Karel Doing is an experimental filmmaker who has been making films since the late 1980s. His early work was informed by the historical practice and experimentation of Dada filmmaking and he has acknowledged reference to the handmade manipulation of the material surface of film by the post-war American avant-garde. Since 2000, the significant themes in Doing's work distil Dutch colonial histories through the lens of personal connection, and present the outcome of experiments with the processing and handling the material surface of film. The relationship of landscape, place and family history to the materiality of film is explored.

 

In this series of processed 35 mm film frames, the wide, cinemascope format is used and then subsequently printed and mounted on to aluminium. Doing has brought the time of the motion picture film to the processing and handling of material film. These printed frames are unique, single artworks, each different from the other.

 

Doing has processed, mostly black and white, and occasionally colour, 16mm and 35 mm film for many years. Processing becomes process as this technical skill became a significant part of his creative working method. Doing's approach is resolutely analogue, and is more handmade and less mechanical than previous industrial film processes. This application of film processing techniques in recent work plays with concepts of science and scientific experimentation.

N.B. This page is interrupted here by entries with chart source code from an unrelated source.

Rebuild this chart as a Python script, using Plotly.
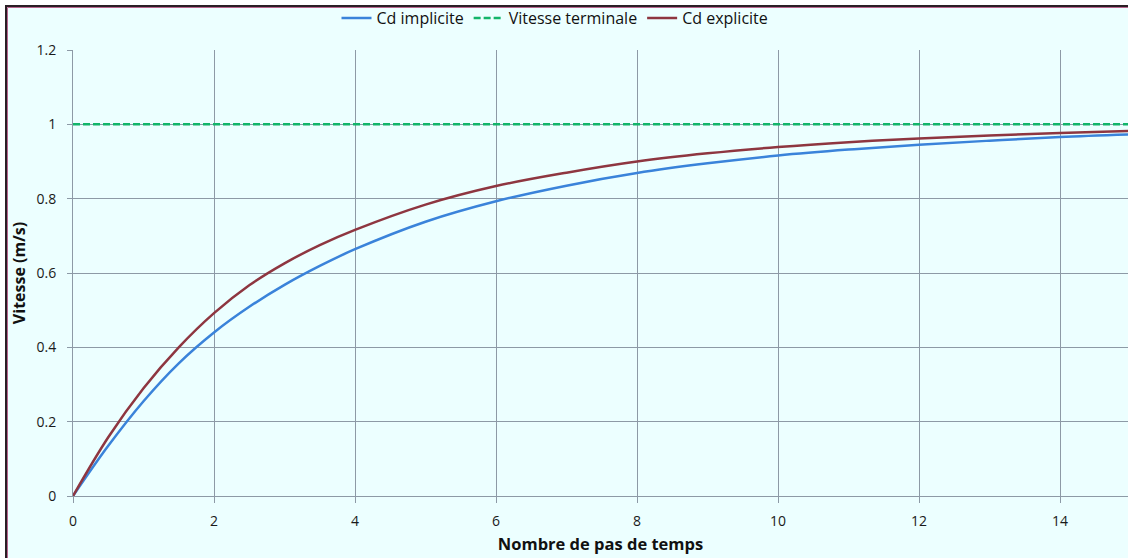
import plotly.graph_objects as go

# Data
steps = [0, 0.5, 1, 1.5, 2, 2.5, 3, 3.5, 4, 5, 6, 7, 8, 9, 10, 11, 12, 13, 14, 15]
cd_implicite = [0, 0.135, 0.255, 0.357, 0.440, 0.509, 0.568, 0.619, 0.664, 0.738, 0.793,
                0.835, 0.869, 0.895, 0.916, 0.932, 0.945, 0.956, 0.966, 0.973]
cd_explicite = [0, 0.158, 0.290, 0.400, 0.492, 0.567, 0.626, 0.675, 0.716, 0.784, 0.834,
                0.870, 0.900, 0.922, 0.939, 0.952, 0.962, 0.970, 0.977, 0.982]
vitesse_terminale = [1, 1, 1, 1, 1, 1, 1, 1, 1, 1, 1, 1, 1, 1, 1, 1, 1, 1, 1, 1]

x_ticks = [0, 2, 4, 6, 8, 10, 12, 14]
y_ticks = [0, 0.2, 0.4, 0.6, 0.8, 1, 1.2]

BG = "#ECFFFF"
GRID = "#8D9AA6"
FONT = "Open Sans"

fig = go.Figure()
fig.add_trace(go.Scatter(x=steps, y=cd_implicite, mode="lines", name="Cd implicite",
                         line=dict(color="#3A83DA", width=2.5, shape="spline")))
fig.add_trace(go.Scatter(x=steps, y=vitesse_terminale, mode="lines", name="Vitesse terminale",
                         line=dict(color="#12B56A", width=2.5, dash="7px,3px")))
fig.add_trace(go.Scatter(x=steps, y=cd_explicite, mode="lines", name="Cd explicite",
                         line=dict(color="#8E3640", width=2.5, shape="spline")))

L, R, T, B = 73, 0, 50, 62
W, H = 1128, 558
pw, ph = W - L - R, H - T - B


def px_x(p):
    return (p - L) / pw


def px_y(p):
    return (H - B - p) / ph


fig.add_shape(type="rect", xref="paper", yref="paper", layer="below",
              x0=px_x(6), x1=px_x(1145), y0=px_y(6), y1=px_y(575),
              fillcolor=BG, line=dict(color="#2A1E24", width=2))
fig.add_shape(type="rect", xref="paper", yref="paper", layer="below",
              x0=px_x(7.5), x1=px_x(1145), y0=px_y(7.5), y1=px_y(575),
              fillcolor="rgba(0,0,0,0)", line=dict(color="#B8668F", width=1))

fig.update_layout(
    width=W, height=H,
    margin=dict(l=L, r=R, t=T, b=B),
    paper_bgcolor="white",
    plot_bgcolor="rgba(0,0,0,0)",
    font=dict(family=FONT, size=14, color="#1A1A1A"),
    showlegend=True,
    legend=dict(orientation="h", x=px_x(555), xanchor="center", y=px_y(18), yanchor="middle",
                font=dict(size=16, color="#111111"), bgcolor="rgba(0,0,0,0)",
                itemwidth=30, tracegroupgap=0),
)
fig.update_xaxes(range=[0, pw / 70.5], tickvals=x_ticks, showgrid=True, gridcolor=GRID, gridwidth=1,
                 showline=True, linecolor=GRID, linewidth=1, zeroline=False,
                 ticks="outside", ticklen=6, tickcolor=GRID, ticklabelstandoff=6,
                 title=dict(text="<b>Nombre de pas de temps</b>", font=dict(size=16.5, color="#111111"),
                            standoff=9))
fig.update_yaxes(range=[0, 1.2], tickvals=y_ticks, showgrid=True, gridcolor=GRID, gridwidth=1,
                 showline=True, linecolor=GRID, linewidth=1, zeroline=False,
                 ticks="outside", ticklen=5, tickcolor=GRID, ticklabelstandoff=8,
                 title=dict(text="<b>Vitesse (m/s)</b>", font=dict(size=16, color="#111111"),
                            standoff=6))

fig.write_html("out.html", config={"displayModeBar": False},
               post_script="document.body.style.margin='0';document.body.style.overflow='hidden';")
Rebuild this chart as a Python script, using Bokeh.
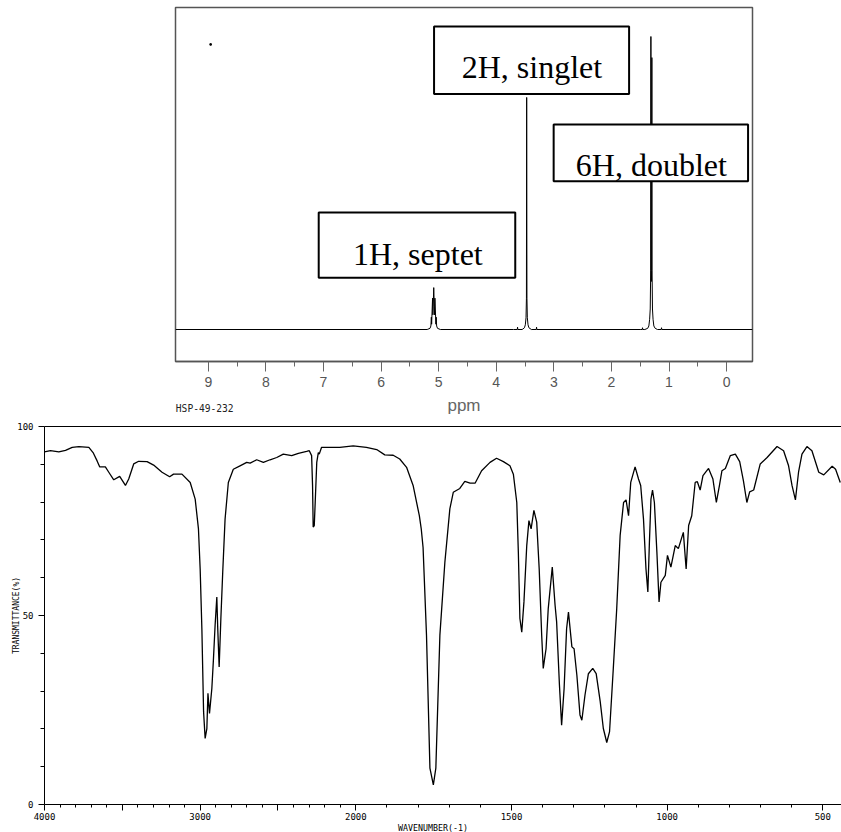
import math
from bokeh.plotting import figure
from bokeh.models import Range1d, FixedTicker, LinearAxis
from bokeh.embed import file_html
from bokeh.resources import INLINE
from bokeh.core.properties import value

# ---------------- 1H NMR data (ppm, relative intensity) ----------------
nmr_ppm = [9.57, 5.20, 5.15, 5.135, 5.127, 5.122, 5.106, 5.100, 5.095, 5.0855,
           5.076, 5.071, 5.065, 5.048, 5.043, 5.035, 5.02, 4.97,
           3.70, 3.635, 3.63, 3.625, 3.55, 3.51, 3.495, 3.483, 3.476, 3.4715,
           3.467, 3.46, 3.448, 3.433, 3.39, 3.305, 3.30, 3.295,
           1.50, 1.465, 1.46, 1.455, 1.42, 1.37, 1.35, 1.336, 1.326, 1.318,
           1.3145, 1.311, 1.306, 1.302, 1.2975, 1.294, 1.287, 1.277, 1.263,
           1.24, 1.20, 1.135, 1.13, 1.125, -0.45]
nmr_int = [0.0, 0.0, 0.4, 1.2, 4.2, 1.8, 10.7, 5.0, 8.0, 14.3,
           8.0, 5.0, 10.7, 1.8, 4.2, 1.2, 0.4, 0.0,
           0.0, 0.0, 0.8, 0.0, 0.0, 0.6, 1.6, 4.0, 10.7, 79.2,
           10.7, 4.0, 1.6, 0.6, 0.0, 0.0, 0.8, 0.0,
           0.0, 0.0, 0.6, 0.0, 0.0, 0.4, 1.2, 3.5, 7.0, 20.0,
           100.0, 20.0, 16.4, 20.0, 92.8, 20.0, 7.0, 3.5, 1.2,
           0.4, 0.0, 0.0, 0.6, 0.0, 0.0]
nmr_dot_ppm = [8.96]
nmr_dot_int = [97.3]
nmr_major_ticks = [0, 1, 2, 3, 4, 5, 6, 7, 8, 9]
nmr_minor_ticks = [0.5, 1.5, 2.5, 3.5, 4.5, 5.5, 6.5, 7.5, 8.5]
nmr_annotations = ["1H, septet", "2H, singlet", "6H, doublet"]
spectrum_code = "HSP-49-232"

# ---------------- IR data (wavenumber cm-1, transmittance %) ----------------
ir_wn = [4000, 3962, 3908, 3865, 3822, 3779, 3715, 3688, 3662, 3645, 3609, 3587,
         3555, 3517, 3480, 3459, 3427, 3395, 3341, 3299, 3245, 3196, 3171, 3117,
         3064, 3032, 3011, 3000, 2989, 2978, 2968, 2957, 2950, 2940, 2925, 2915,
         2904, 2893, 2887, 2878, 2867, 2855, 2840, 2819, 2787, 2744, 2701, 2679,
         2637, 2594, 2551, 2508, 2466, 2412, 2369, 2316, 2299, 2284, 2278, 2274,
         2267, 2261, 2251, 2241, 2235, 2220, 2188, 2103, 2017, 1966, 1933, 1907,
         1880, 1859, 1837, 1816, 1796, 1790, 1784, 1773, 1762, 1751, 1743, 1730,
         1714, 1698, 1687, 1666, 1650, 1633, 1617, 1596, 1569, 1548, 1526, 1505,
         1494, 1483, 1478, 1473, 1467, 1460, 1451, 1444, 1437, 1428, 1419, 1411,
         1403, 1398, 1389, 1382, 1369, 1360, 1355, 1346, 1339, 1331, 1323, 1317,
         1306, 1299, 1290, 1280, 1274, 1264, 1253, 1239, 1228, 1215, 1205, 1194,
         1185, 1173, 1162, 1151, 1140, 1132, 1124, 1117, 1103, 1092, 1085, 1076,
         1068, 1062, 1057, 1052, 1047, 1041, 1033, 1026, 1020, 1006, 999, 988,
         974, 964, 948, 939, 931, 921, 910, 903, 894, 885, 867, 853,
         842, 832, 824, 813, 797, 781, 767, 755, 744, 735, 722, 701,
         679, 647, 626, 610, 599, 588, 578, 567, 551, 535, 513, 497,
         470, 459, 444]
ir_t = [93.3, 93.6, 93.3, 93.7, 94.5, 94.7, 94.5, 93.1, 90.9, 89.3, 89.3, 87.9,
        85.9, 86.8, 84.4, 86.1, 90.1, 90.8, 90.7, 89.8, 87.9, 86.7, 87.4, 87.4,
        85.2, 80.8, 72.9, 62.3, 46.5, 24.5, 17.5, 20.1, 29.4, 24.1, 30.7, 38.2,
        47.4, 54.9, 46.5, 36.4, 49.2, 61.5, 75.5, 85.2, 88.7, 89.6, 90.5, 90.3,
        91.2, 90.5, 91.2, 91.8, 92.7, 92.3, 92.9, 93.4, 93.6, 92.3, 84.4, 73.4,
        73.8, 79.9, 90.5, 93.1, 92.7, 94.5, 94.5, 94.5, 94.9, 94.5, 93.9, 92.5,
        92.4, 91.4, 89.2, 84.4, 76.4, 73.0, 68.0, 44.8, 9.6, 5.2, 9.6, 44.8,
        64.1, 78.2, 82.6, 83.6, 85.5, 85.0, 85.0, 88.3, 90.5, 91.6, 90.7, 89.6,
        87.4, 79.9, 66.8, 49.2, 45.6, 53.6, 68.5, 75.1, 72.9, 77.8, 74.7, 62.3,
        44.8, 36.0, 41.2, 51.8, 62.8, 52.7, 48.3, 31.6, 21.0, 30.7, 46.5, 50.9,
        41.7, 41.2, 34.2, 23.7, 22.3, 28.9, 34.6, 36.0, 34.6, 27.2, 20.1, 16.4,
        19.3, 36.0, 51.8, 71.2, 79.9, 80.6, 76.4, 85.2, 89.3, 86.1, 84.4, 75.5,
        62.3, 56.2, 69.4, 80.8, 83.2, 79.9, 66.8, 53.6, 58.8, 60.6, 65.9, 62.8,
        68.5, 67.7, 72.0, 62.3, 73.8, 76.4, 85.2, 85.4, 83.2, 87.0, 88.9, 86.1,
        79.9, 84.4, 88.3, 88.9, 92.3, 92.7, 90.7, 85.6, 79.9, 82.7, 83.2, 90.1,
        91.8, 94.7, 93.6, 89.6, 84.4, 80.6, 87.9, 92.7, 94.7, 93.6, 87.9, 87.2,
        89.5, 88.7, 85.2]
ir_major_wn = [4000, 3500, 3000, 2500, 2000, 1500, 1000, 500]
ir_major_labels = ["4000", "", "3000", "", "2000", "1500", "1000", "500"]
ir_minor_wn = [w for w in range(3900, 400, -100) if w not in ir_major_wn]
ir_y_major = [0, 50, 100]
ir_y_minor = [10, 20, 30, 40, 60, 70, 80, 90]


def wn_pos(w):
    # IR chart: scale halves above 2000 cm-1 (axis scale change)
    return w if w <= 2000 else 2000 + (w - 2000) / 2.0


# ---------------- NMR figure ----------------
nmr = figure(frame_width=577, frame_height=354, min_border_left=175,
             min_border_right=89, min_border_top=7, min_border_bottom=55,
             x_range=Range1d(9.57, -0.45), y_range=Range1d(-10.92, 109.9),
             output_backend="svg", toolbar_location=None, y_axis_location=None)
nmr.grid.visible = False
nmr.outline_line_color = "#555555"
nmr.outline_line_width = 1.5
nmr.background_fill_color = "white"
nmr.border_fill_color = "white"
ax = nmr.xaxis[0]
ax.ticker = FixedTicker(ticks=nmr_major_ticks, minor_ticks=nmr_minor_ticks)
ax.axis_line_color = "#555555"
ax.axis_line_width = 1.5
ax.major_tick_line_color = "#666666"
ax.minor_tick_line_color = "#666666"
ax.major_tick_out = 10
ax.major_tick_in = 0
ax.minor_tick_out = 5
ax.minor_tick_in = 0
ax.major_label_standoff = 5
ax.major_label_text_font = "Liberation Sans"
ax.major_label_text_font_size = "14px"
ax.major_label_text_color = "#555555"
ax.axis_label = "ppm"
ax.axis_label_standoff = 6
ax.axis_label_text_font = "Liberation Sans"
ax.axis_label_text_font_size = "17px"
ax.axis_label_text_font_style = "normal"
ax.axis_label_text_color = "#666666"

# second (label-only) axis carrying the spectrum code under the left corner
code_pos = 9.0625
code_axis = LinearAxis(ticker=FixedTicker(ticks=[code_pos], minor_ticks=[]),
                       major_label_overrides={code_pos: spectrum_code},
                       axis_line_color=None, major_tick_line_color=None,
                       minor_tick_line_color=None, major_tick_out=0,
                       major_tick_in=0, minor_tick_out=0, minor_tick_in=0,
                       major_label_standoff=-15,
                       major_label_text_font="DejaVu Sans Mono",
                       major_label_text_font_size="9.6px",
                       major_label_text_color="#222222")
nmr.add_layout(code_axis, "below")

nmr.line(nmr_ppm, nmr_int, line_color="black", line_width=1)
nmr.scatter(nmr_dot_ppm, nmr_dot_int, marker="square", size=1.5, color="black")

# annotation boxes (left, right, top, bottom in ppm / intensity units)
box_left = [7.083, 5.080, 3.003]
box_right = [3.670, 1.693, -0.373]
box_top = [39.9, 103.4, 70.0]
box_bottom = [17.7, 80.4, 50.6]
text_x = [5.361, 3.380, 1.306]
text_y = [25.8, 89.5, 56.1]
nmr.quad(left=box_left, right=box_right, top=box_top, bottom=box_bottom,
         fill_color="white", line_color="black", line_width=2)
nmr.text(x=text_x, y=text_y, text=nmr_annotations,
         text_font=value("Liberation Serif"), text_font_size="32px",
         text_align="center", text_baseline="alphabetic", text_color="black")

# ---------------- IR figure ----------------
ir = figure(frame_width=797, frame_height=378, min_border_left=44,
            min_border_right=0, min_border_top=9, min_border_bottom=29,
            x_range=Range1d(3000, 440), y_range=Range1d(0, 100),
            output_backend="svg", toolbar_location=None)
ir.grid.visible = False
ir.outline_line_color = None
ir.background_fill_color = "white"
ir.border_fill_color = "white"

xa = ir.xaxis[0]
xa.ticker = FixedTicker(ticks=[wn_pos(w) for w in ir_major_wn],
                        minor_ticks=[wn_pos(w) for w in ir_minor_wn])
xa.major_label_overrides = {wn_pos(w): lab for w, lab in zip(ir_major_wn, ir_major_labels)}
xa.axis_line_color = "black"
xa.major_tick_line_color = "black"
xa.minor_tick_line_color = "black"
xa.major_tick_out = 6
xa.major_tick_in = 0
xa.minor_tick_out = 3
xa.minor_tick_in = 0
xa.major_label_standoff = 2
xa.major_label_text_font = "DejaVu Sans Mono"
xa.major_label_text_font_size = "9px"
xa.major_label_text_color = "black"
xa.axis_label = "WAVENUMBER(-1)" + "\u00a0" * 4
xa.axis_label_standoff = 0
xa.axis_label_text_font = "DejaVu Sans Mono"
xa.axis_label_text_font_size = "8.3px"
xa.axis_label_text_font_style = "normal"
xa.axis_label_text_color = "black"

ya = ir.yaxis[0]
ya.ticker = FixedTicker(ticks=ir_y_major, minor_ticks=ir_y_minor)
ya.axis_line_color = "black"
ya.major_tick_line_color = "black"
ya.minor_tick_line_color = "black"
ya.major_tick_out = 6
ya.major_tick_in = 0
ya.minor_tick_out = 4
ya.minor_tick_in = 0
ya.major_label_standoff = 5
ya.major_label_text_font = "DejaVu Sans Mono"
ya.major_label_text_font_size = "9px"
ya.major_label_text_color = "black"
ya.axis_label = "TRANSMITTANCE(%)"
ya.axis_label_standoff = -7
ya.axis_label_text_font = "DejaVu Sans Mono"
ya.axis_label_text_font_size = "8px"
ya.axis_label_text_font_style = "normal"
ya.axis_label_text_color = "black"

top_axis = LinearAxis(ticker=FixedTicker(ticks=[]), major_tick_out=0,
                      major_tick_in=0, minor_tick_out=0, minor_tick_in=0,
                      major_label_text_font_size="0px", axis_line_color="black")
ir.add_layout(top_axis, "above")

ir.line([wn_pos(w) for w in ir_wn], ir_t, line_color="black", line_width=1.3)

open("out.html", "w").write(file_html([nmr, ir], INLINE, title="NMR and IR spectra"))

Using the organic chemicals and minerals derived and collected from nature - such as salt, yeast, copper, iron, and the acid from pine needles and seaweed, Doing applied these elements to the wet emulsion of the film surface and allowed them to affect the surface of the film. The experimental nature of the processing film emulsion in this way, as with the field of scientific experimentation, sets up the possibility of failure, of unexpected consequences and of the unforeseen. Over time the emulsion has reacted to the incursion of the organic chemicals producing blooms of physical reaction, which become and obliterate the image. These visual and material effects are both reminiscent of the glass slides prepared to go under the microscope, and of the abstract paintings of Abstract Expressionism.

 

The material that Doing has used to create his films since 2000 was taken from still photographic material as well as letters from family collections. The archive of images made by family members who have since died has fallen to Doing as inheritance, personal archive and memorial. These archive photographs and letters have been scrutinised and studied and the places where they were made have been mapped and explored. The experimental process of using organic chemicals and minerals to affect the photographic emulsion has accelerated the time of deterioration of the photographs. A question arises as to how and what one should do with the burden of inherited visual material. The legacy of visual material also means that the present holder will ultimately have to hand it on to someone else, and that in the meantime the chemical compounds in the photographic material will continue to change and break down in time. Doing's work encapsulates a sense of preservation and protection suggested by the responsibility of the archive and the inevitable decomposition of the photographs and films.

 

These processes occur in time, and they parallel the attribute of motion picture film itself, which is a time-based medium. The images on the frames of film are generative. They are made and develop through and in time, and are analogous to the process of developing and fixing film. These images are generated through the degradation and loss of the surface of the photograph on the frame of film. This loss of the image corresponds to the impending fate of celluloid film as it lies in a precarious position in the twenty-first century.